Remove all damaged shingles in this highest row. Continue downward until all damaged shingles have been removed. Place the old nails and the damaged shingles into a sturdy cardboard box.
You should have removed any damaged shingles per the above subtopic. Now you can nail down new shingles in place of the missing shingles.
Start at the lowest row of missing shingles and work upward. When you reach the row of good shingles, you will have to slide the new shingles under them. In order to nail down these new shingles, you will have to carefully lift up the shingle tab that rests on top of where you want to nail. You also need to replace all the nails that you removed from the good shingles.
It's usually a good idea to place a dab of roof cement on the underside of those shingle tabs that have been raised up. This will tend to keep them laying flat on the roof.
Metal flashing is used to prevent leaks where different types of materials meet. The typical example is where a chimney or plumbing vent pipe comes through the roof. This flashing can work itself loose or be damaged by the elements.
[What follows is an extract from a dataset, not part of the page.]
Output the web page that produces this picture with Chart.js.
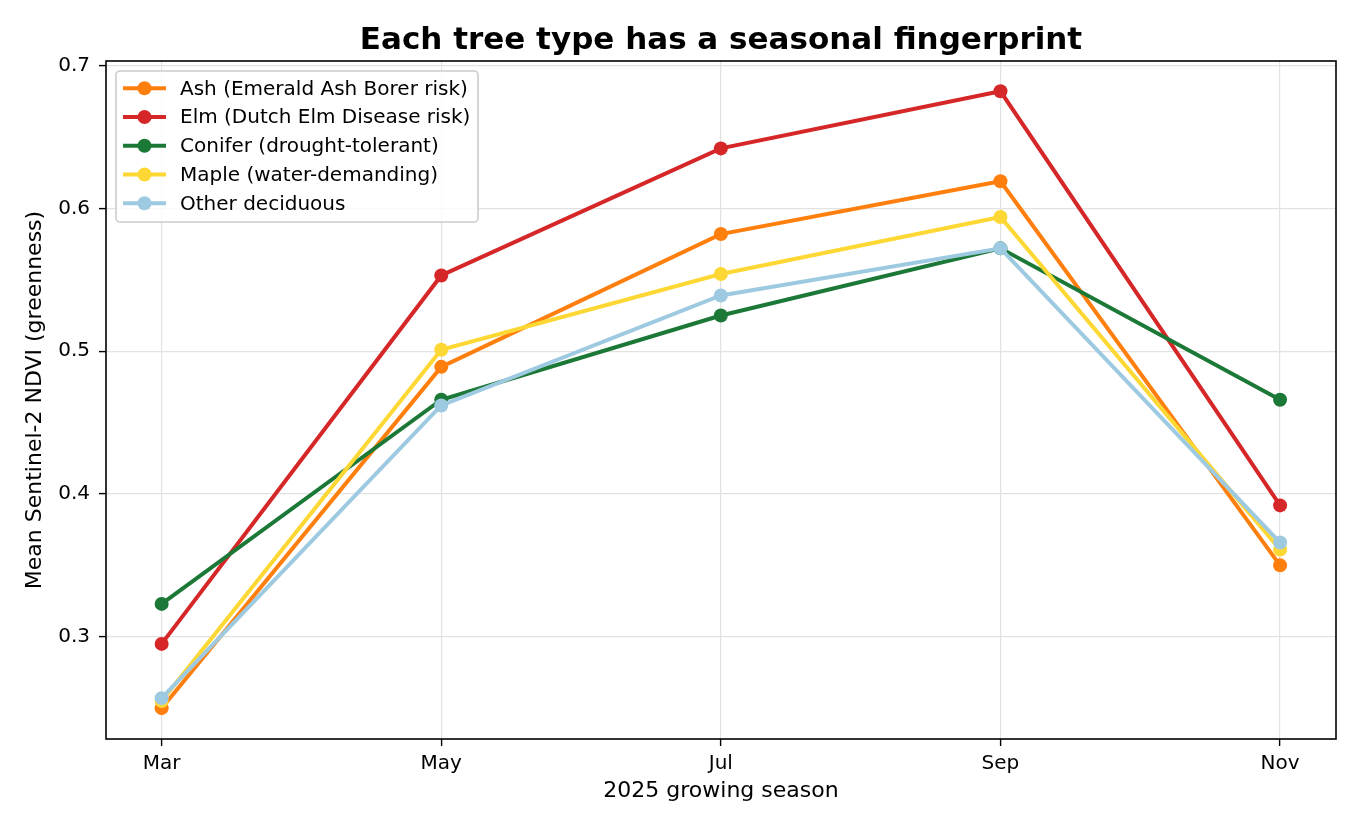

If the flashing is only moderately damaged it probably can be forced back into position and then covered with roofing cement at the edges. If the flashing is missing or severely damaged it should be replaced with new flashing.
Put on goggles before doing any sawing.
Put on work gloves before handling any pieces of wood. (Splinters are dangerous and painful.)
Before cutting any expensive (or hard to replace) piece of wood to the proper size:
Use a tape measure to determine how much to cut off.
When walking on a sloping roof, you should wear boots or shoes that will not slip on the roof deck, roofing paper, or shingles. An example would be Cougar Paws roofing boots. You can visit CougarPaws.com for more details.
Where the roof is especially steep, you may want to use roof jacks. These brackets are temporarily fastened to the roof deck with strong nails driven through a part of the shingle that will be hidden from view. After attaching two or more brackets, you can lay a 2 x 6 or other strong board onto the brackets as a foot support.